Copywriting for search engines is one of the more important aspects of the SEO industry. Ensuring your content is relevant and keyword rich is an effective method to “impress” the search engines. By impress, I mean that the majority of search engines value optimized content with keyword-laden text. However, if you have too much keyword density, Google and others can consider this spam, and may penalize your site.

With this in mind, a question was asked on WebProWorld about how much of a keyword density percentage is too much? Taking a quick glance around at the various SEO experts, there is no exact answer. However, by using the advice and knowledge of these industry gurus, I will attempt to clarify the issue a little.

According to an article written by Karon Thackston that appeared on HighRankings.com called The Magical Keyword Density Formula, keyword density is only part of the total SEO package. Karon says, “Copywriting, in my opinion and the opinions of respected search engine optimizers, is 1/3 of the puzzle; but there are other pieces to the puzzle, too.” Because of this, Karon states that there is no magical keyword density formula to determine how much is too much and how much isn’t.

Which brings us back to the WebProWorld discussion. Jade456 posed this request: “I'd like to get some opinions on the best keyword density percentage. I've heard some people say to keep it under 10% and other say the higher the better. I'm thinking that it should stay under 10, for fear of being dropped for spamming. Anyone have any thoughts?”

Jade’s request was almost immediately answered by cbp, a WebProWorld moderator, who said, “I have some pages that (accidentally) have keyword density's of >50% and still manage to rank high - I have seen all the different advice all over the place. My approach is to make sure that the keyword(s) I am targeting have the highest density on the page, but kept as low as possible (yes <10% preferably) - but most importantly the use of language should be natural. Google is getting smarter.”

cbp's point illustrates what Karon was trying to say. There is no set standard with which to adhere to when it comes to creating search engine-friendly text. However, Webnauts, another WPW mod, offers some information that serves as a caution:

“I learned that the average keywords density should be between 3 - 7 to every 100 words.” The reason Webnauts doesn’t go past this mark is because he knows of other sites that have been banned because they were considered spammers. This indicates that while there is no standard, there is definitely a point where the search engines will consider too many keywords as a spam technique. However, determining what constitutes as spam is where the trick lies.

Spam can occur when your density exceeds what is the necessary amount to gain a respectable ranking. WPW moderator bhartzer explains this thought a little further, “Every keyword phrase is different. One might do well with a 3.2 percent keyword density and another whereas the average density for another keyword phrase is close to about 6 percent. And if you were to use the 6 percent keyword density on your page to try to rank for the 3.2, then you'd be way too high, on the border of spamming.”

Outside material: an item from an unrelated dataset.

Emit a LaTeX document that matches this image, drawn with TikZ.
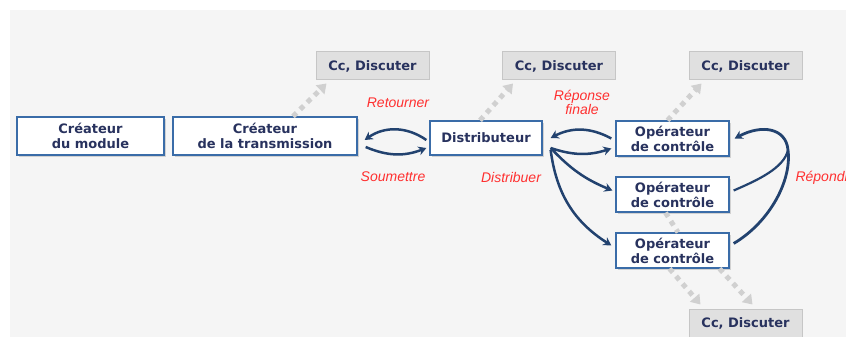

With keyword density, there doesn’t appear to be any rules that are set in stone. Most advice surrounding the topic centers on keeping your web text as natural as possible by not stuffing keywords into the text. Karon finishes this thought by saying:

“I focus on natural language. If the copy sounds forced after including keyphrases, I scrap it and start over. Read your copy out loud. If it sounds stupid or redundant to you, it will sound stupid and redundant to your site visitor. Don't compromise the flow of natural language for the sake of search engines.”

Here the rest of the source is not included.